Sunday, May 3, 2009

God is in control!


God has given me peace. A lot of it.

Leif will no longer have a job come June 11. There's no more funding for his position and they're over budget. Its understandable, no one is concerned with giving NASA money because there are more important things to spend money on at the moment. We found this out on Tuesday and at first I cried and was upset. But then I spoke with my mom and she told me I had a choice: "I could mope or I could trust God". I decided to Trust. So while Leif and I could be complaining, stressing about money, worrying, etc. We have chosen to allow God to do His job. We have chosen to trust Him with everything and continue to live our lives knowing that He is good and He will take care of us.

With this choice God has given me peace. I have no fear. I simply have hope. I also have excitement:) While this is very unexpected, we're seeing it as a blessing in disguise. We're considering so many different options. School being the top one. Leif was a psychology major and has wanted to go back to school since he graduated two and a half years ago. We're talking about grad school. Should he pursue a MA or a MA & a Phd? Where would that put our family for 2 or 5 years? We are talking about what we should do, where we should go, but we don't want to forget that God is the one who is really in control and at the end of the day we're going to end up where He wants us, and doing what He wants us to do.

Tonight was a bit hard though because we've become so involved with our church and have grown close with so many people. It really hit me tonight, after I spent a weekend at church, that I might not be here for much longer. That I won't be around all the wonderful people that bless me so much in so many ways! Its hard for me to imagine leaving this community that God has blessed us with. I've never felt apart of a family and community like this and it scares me a bit to leave it. I love church, I love being surrounded by people that are constantly uplifting me and encouraging me. Leif and I are finding ourselves being blessed always. Why do we have to leave?!

At the same time, I know Leif and I will leave the church knowing that we have learned a lot. Although we haven't been there for very long, we have learned so much. Especially me. The women in the church have been great examples of godly wives and godly mothers. They are godly women. The type of woman I am striving to be everyday! I know God is good and He will guide Leif and I to a church that He wants us to be part of.

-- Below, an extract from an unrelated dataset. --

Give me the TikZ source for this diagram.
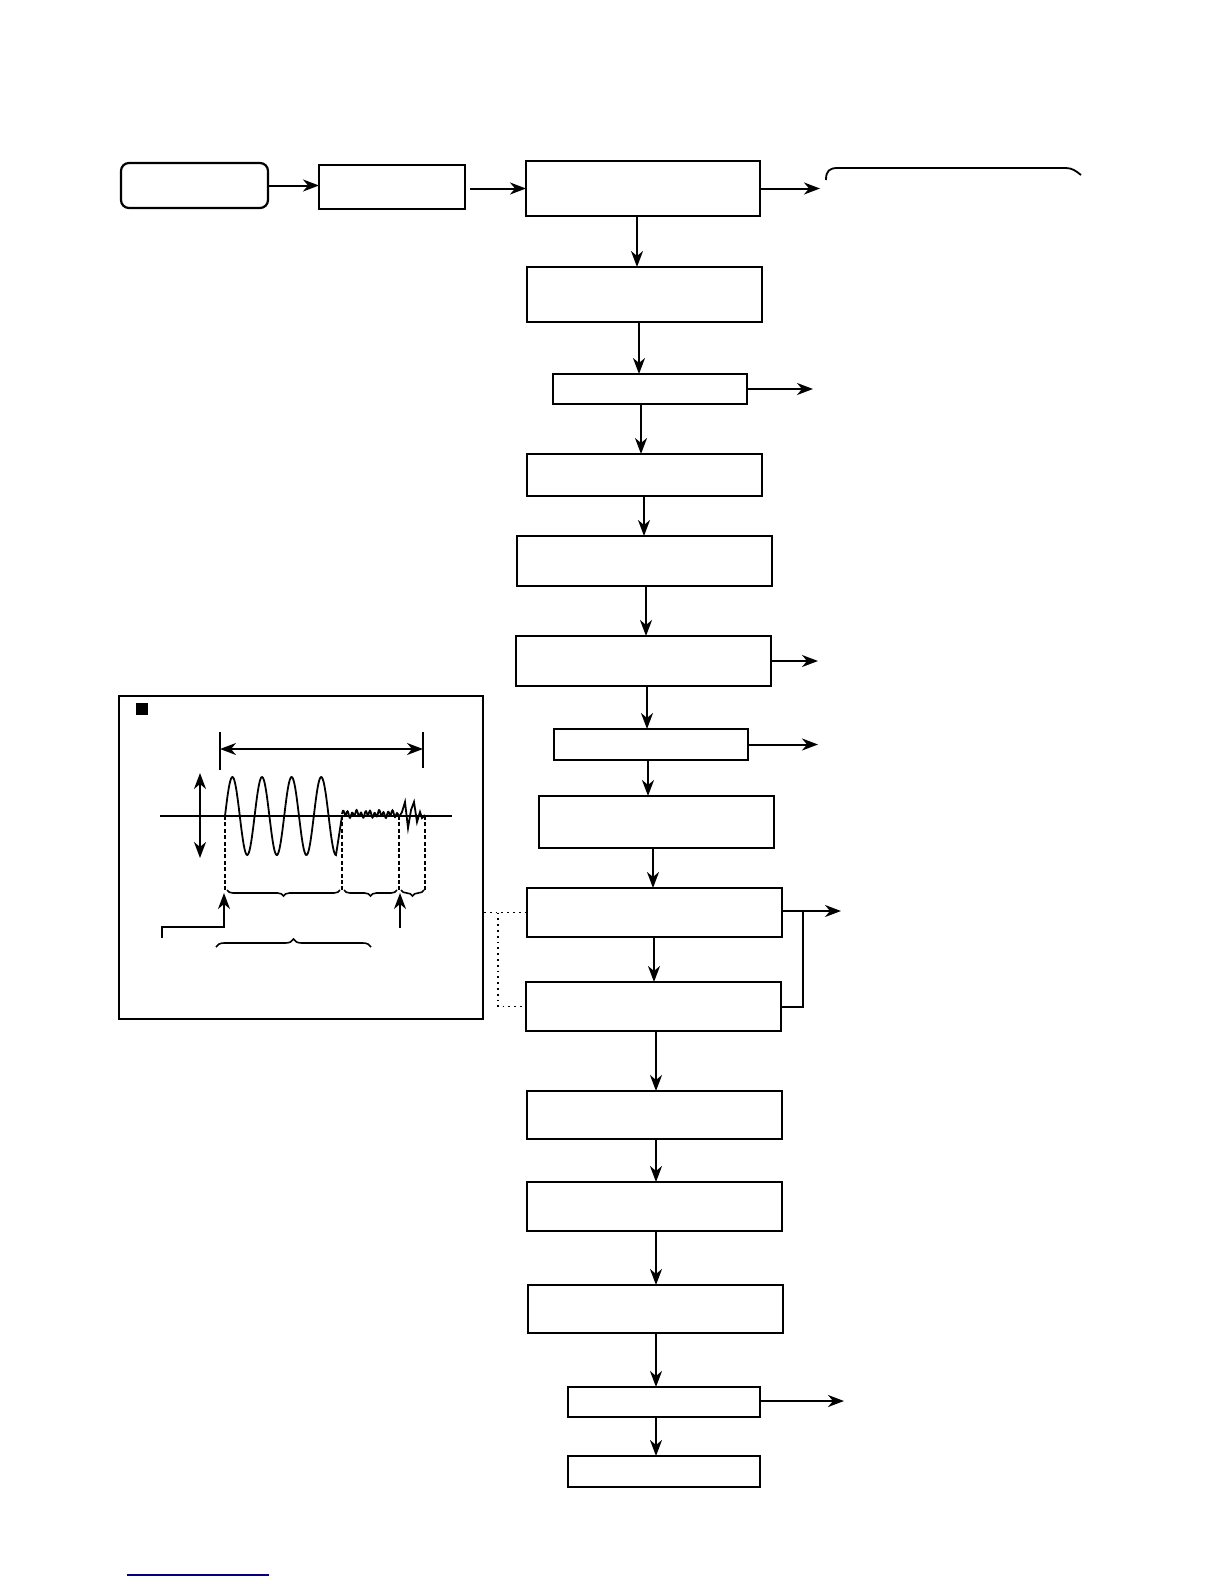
\documentclass[tikz,border=0pt]{standalone}
\usepackage{xcolor}
\usetikzlibrary{arrows.meta,decorations.pathreplacing,calc}
\definecolor{linkblue}{RGB}{0,0,128}

\begin{document}
\begin{tikzpicture}[
      x=0.5pt, y=-0.5pt,
      >={Stealth[length=8pt,width=6pt,inset=2.5pt]},
      flow/.style={->, line width=1pt},
      blk/.style={draw, line width=1.1pt, inner sep=0pt, outer sep=0pt},
      startblk/.style={blk, rounded corners=4pt},
      dimline/.style={line width=0.9pt},
      guide/.style={line width=0.6pt, dash pattern=on 2pt off 1.2pt},
      wave/.style={line width=0.9pt},
      brc/.style={decorate, decoration={brace, amplitude=3pt}, line width=0.8pt}
  ]
    \useasboundingbox (0,0) rectangle (1224,1584);

    % top row
    \node[startblk, minimum width=73.5pt, minimum height=22.5pt] (start) at (194.5,185.5) {};
    \node[blk, minimum width=73pt, minimum height=22pt] (b2) at (392,187) {};
    \node[blk, minimum width=117pt, minimum height=27.5pt] (b3) at (643,188.5) {};

    % main column
    \node[blk, minimum width=117.5pt, minimum height=27.5pt] (b4) at (644.5,294.5) {};
    \node[blk, minimum width=97pt, minimum height=15pt] (b5) at (650,389) {};
    \node[blk, minimum width=117.5pt, minimum height=21pt] (b6) at (644.5,475) {};
    \node[blk, minimum width=127.5pt, minimum height=25pt] (b7) at (644.5,561) {};
    \node[blk, minimum width=127.5pt, minimum height=25pt] (b8) at (643.5,661) {};
    \node[blk, minimum width=97pt, minimum height=15.5pt] (b9) at (651,744.5) {};
    \node[blk, minimum width=117.5pt, minimum height=26pt] (b10) at (656.5,822) {};
    \node[blk, minimum width=127.5pt, minimum height=24.5pt] (b11) at (654.5,912.5) {};
    \node[blk, minimum width=127.5pt, minimum height=24.5pt] (b12) at (653.5,1006.5) {};
    \node[blk, minimum width=127.5pt, minimum height=24pt] (b13) at (654.5,1115) {};
    \node[blk, minimum width=127.5pt, minimum height=24.5pt] (b14) at (654.5,1206.5) {};
    \node[blk, minimum width=127.5pt, minimum height=24pt] (b15) at (655.5,1309) {};
    \node[blk, minimum width=96pt, minimum height=15pt] (b16) at (664,1402) {};
    \node[blk, minimum width=96pt, minimum height=15.5pt] (b17) at (664,1471.5) {};

    % waveform inset
    \node[draw, line width=1pt, inner sep=0pt, minimum width=182pt, minimum height=161.5pt] (inset) at (301,857.5) {};

    % free ends of the side outputs
    \coordinate (o3) at (820,188);
    \coordinate (o5) at (813,387);
    \coordinate (o8) at (818,661);
    \coordinate (o9) at (818,744.5);
    \coordinate (o11) at (841,911);
    \coordinate (j11) at (803,911);
    \coordinate (o16) at (844,1401);

    \draw[flow] (start.east) -- (start.east -| b2.west);
    \draw[flow] ([xshift=2.5pt]b2.east |- b3.west) -- (b3.west);
    \foreach \a/\b/\x in {b3/b4/637, b4/b5/639, b5/b6/641, b6/b7/644, b7/b8/646, b8/b9/647,
        b9/b10/648, b10/b11/653, b11/b12/654, b12/b13/656, b13/b14/656, b14/b15/656,
        b15/b16/656, b16/b17/656}
      \draw[flow] (\a.south -| \x,0) -- (\b.north -| \x,0);

    \draw[flow] (b3.east) -- (b3.east -| o3);
    \draw[flow] (b5.east) -- (b5.east -| o5);
    \draw[flow] (b8.east) -- (b8.east -| o8);
    \draw[flow] (b9.east) -- (b9.east -| o9);
    \draw[flow] (b11.east |- o11) -- (o11);
    \draw[line width=1pt] (b12.east) -| (j11);
    \draw[flow] (b16.east |- o16) -- (o16);

    \draw[dotted, line width=0.9pt] (inset.east |- b11.west) -- (b11.west);
    \draw[dotted, line width=0.9pt] (498,912.5) |- (b12.west);

    % bracket top right
    \draw[line width=0.9pt] (826,180) .. controls (826,171) and (829,168) .. (838,168)
      -- (1066,168) .. controls (1072,168) and (1076,171) .. (1081,175);

    % inset contents
    \fill (136,703) rectangle (148,715);
    \draw[dimline] (220,732) -- (220,770);
    \draw[dimline] (423,732) -- (423,768);
    \draw[dimline, <->] (220,749) -- (423,749);
    \draw[dimline, <->] (200,773) -- (200,858);
    \draw[line width=0.9pt] (160,816) -- (452,816);
    \draw[wave] plot[domain=225:336, samples=150] (\x,{816-39*sin((\x-225)/29.6*360)}) -- (342,816);
    \draw[wave] plot[domain=342:399, samples=115] (\x,{814-2.5*sin((\x-342)*80)-1.5*sin((\x-342)*31)})
      -- (402,812) -- (405,802) -- (408,828) -- (411,810) -- (414,802) -- (417,822)
      -- (420,812) -- (422,818) -- (425,815);
    \foreach \x in {225,342,399,425}
      \draw[guide] (\x,816) -- (\x,890);
    \draw[brc, decoration={mirror}] (227,890) -- (340,890);
    \draw[brc, decoration={mirror}] (344,890) -- (397,890);
    \draw[brc, decoration={mirror}] (401,890) -- (424,890);
    \draw[dimline, ->] (162,938) -- (162,927) -- (224,927) -- (224,893);
    \draw[dimline, ->] (400,928) -- (400,893);
    \draw[brc, decoration={amplitude=4pt}] (216,947) -- (371,947);

    % link underline
    \draw[linkblue, line width=0.9pt] (127,1575) -- (269,1575);
  \end{tikzpicture}
\end{document}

While its a bit daunting not knowing what our future looks like, where money will be coming from, its so comforting to know that God is bigger than job loss:) When we were in this situation last year He took care of us. Why wouldn't He do it again? We know He will!

Hallelujah!

Please keep us in your prayers, we appreciate them. We definitely believe that when two or more are gathered, prayers are answered!

4 comments:

Kate said...

This is so precious. Amen to trusting in God. What a breathe of fresh air it is to read about someone (you) trusting in God instead of freaking out and worrying about what the future holds. Not that it's easy, but man, so necessary.

I love how God takes care of us and sometimes puts us on the edge of our seats :)

We are trying to do the same thing. I love you already, friend :)

Mrs. G.I. Joe said...

I'm so glad you guys have peace about everything. You all are awesome. :)

Samaria said...

I need to take a page from your book and realize that God is in control and I need to learn to trust him. I really love reading your posts they always make me think about myself and how I can easily fall into this woe is me situation and the reality is I need to stop it. So I want to thank you for inspiring me to trust God. And as you know I'm sure God will take care of you guys.

Chanel said...

im sorry to hear about this but you will be ok!!